Other pictures from fashion ads and magazines of the era (just a reminder that she makes the clothes of the time sound a lot nicer than they actually were) apart from the purple shoes, which are current.


  1. It sounds as though there are some really interesting insights here, Moira. She seems to have both an 'insider's view,' and the skill of writing about it (not always easy to find in the same person). And those clothes descriptions! And the Orange County scene took place probably less than an hour from where I live in San Diego County, so it felt close to home, if that makes sense.

    1. Oh that must have made you feel at home Margot!

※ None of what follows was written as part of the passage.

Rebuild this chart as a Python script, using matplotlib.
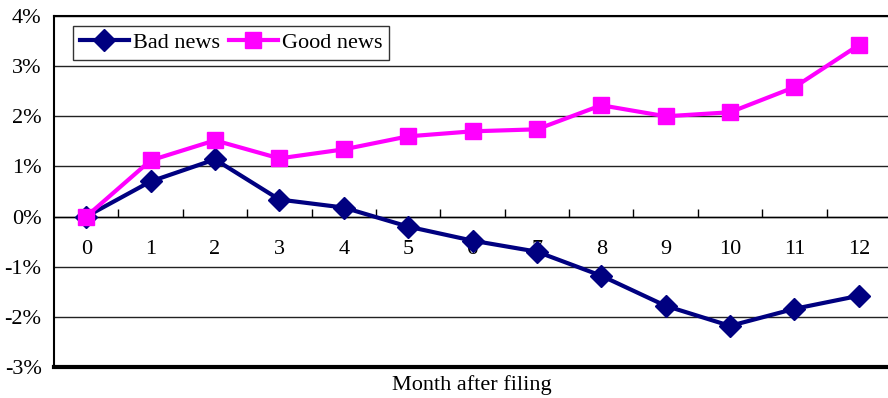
import matplotlib.pyplot as plt
from matplotlib.ticker import FuncFormatter, MultipleLocator

months = list(range(13))
bad_news = [0.00, 0.70, 1.14, 0.34, 0.18, -0.20, -0.48, -0.70, -1.18, -1.78, -2.18, -1.84, -1.58]
good_news = [0.00, 1.12, 1.52, 1.16, 1.34, 1.60, 1.70, 1.74, 2.22, 2.00, 2.08, 2.58, 3.42]

plt.rcParams['font.family'] = ['Liberation Serif', 'DejaVu Serif']

fig = plt.figure(figsize=(8.88, 3.98), dpi=100)
ax = fig.add_axes([54 / 888, 31 / 398, 837 / 888, 351 / 398])

ax.plot(months, bad_news, color='#000080', lw=3, marker='D', ms=11,
        label='Bad news', clip_on=False, zorder=3)
ax.plot(months, good_news, color='#FF00FF', lw=3, marker='s', ms=12,
        label='Good news', clip_on=False, zorder=4)

ax.set_xlim(-0.5, 12.5)
ax.set_ylim(-3, 4)
ax.yaxis.set_major_locator(MultipleLocator(1))
ax.yaxis.set_major_formatter(FuncFormatter(lambda v, p: f'{v:.0f}%'))
ax.grid(axis='y', color='#222222', lw=1)
ax.set_axisbelow(True)

# category axis runs along the zero line
ax.spines['bottom'].set_position(('data', 0))
ax.spines['bottom'].set_linewidth(1)
ax.spines['right'].set_visible(False)
ax.spines['top'].set_linewidth(1.5)
ax.spines['left'].set_linewidth(1.5)
ax.axhline(-3, color='black', lw=3, clip_on=False)

ax.set_xticks(months)
ax.set_xticks([m + 0.5 for m in months[:-1]], minor=True)
ax.tick_params(axis='x', which='major', length=0, pad=17, labelsize=16)
ax.tick_params(axis='x', which='minor', length=6, direction='in', width=1)
ax.tick_params(axis='y', length=0, pad=9, labelsize=16)

fig.text(472 / 888, 13 / 398, 'Month after filing', ha='center', va='center', fontsize=16)

leg = ax.legend(loc='upper left', bbox_to_anchor=(19 / 837, 1 - 10 / 351), ncol=2,
                fontsize=16, frameon=True, fancybox=False, borderpad=0.3,
                handlelength=2.2, handletextpad=0.2, columnspacing=0.4,
                borderaxespad=0)
leg.get_frame().set_edgecolor('black')
leg.get_frame().set_linewidth(1)

fig.savefig('out.png', dpi=100)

Though I guess your wild youth was in a different part of the US? (and maybe not quite so wild!) Such a pleasure to find a new writer I like so much, and there are a few more works by her to find.

  2. I am so glad you enjoyed the book! It's a favorite comfort read of mine, though my copy is packed at the moment. I had forgotten the red dress till you quoted it, but the lilac eye shadow and caftans stuck with me. Reading that book always makes me feel I'm back in the Central Valley on a hot afternoon.

    1. I loved it (as you must be able to tell) and am so grateful. Looking forward to reading more by her. She really created the place she was in..

  3. I agree that the writing is wonderful. Eve Babitz is also new to me, and since I was in Southern California (well, Riverside) in the 1970s you would think I might have heard of her.

    1. Look out for her books! As I say to Margot above, I wonder will it remind you of your own youth (insert smiley emoji!)

  4. I read this book fairly recently and loved it too. The quote about the shoes not being purple enough made me laugh as I was reading it! Babitz has such an effortlessly cool style - and, as you say, she is eminently quotable. I would also highly recommend another of her books, Eve's Hollywood, which Babitz describes as a confessional novel, even though it reads like a memoir.

    1. Thanks Jacqui, great to hear from someone else who has read her, and thanks for the recommendation. I just looked it up, and it sounds a lot like this one - which is definitely a good thing in my view! I have ordered it.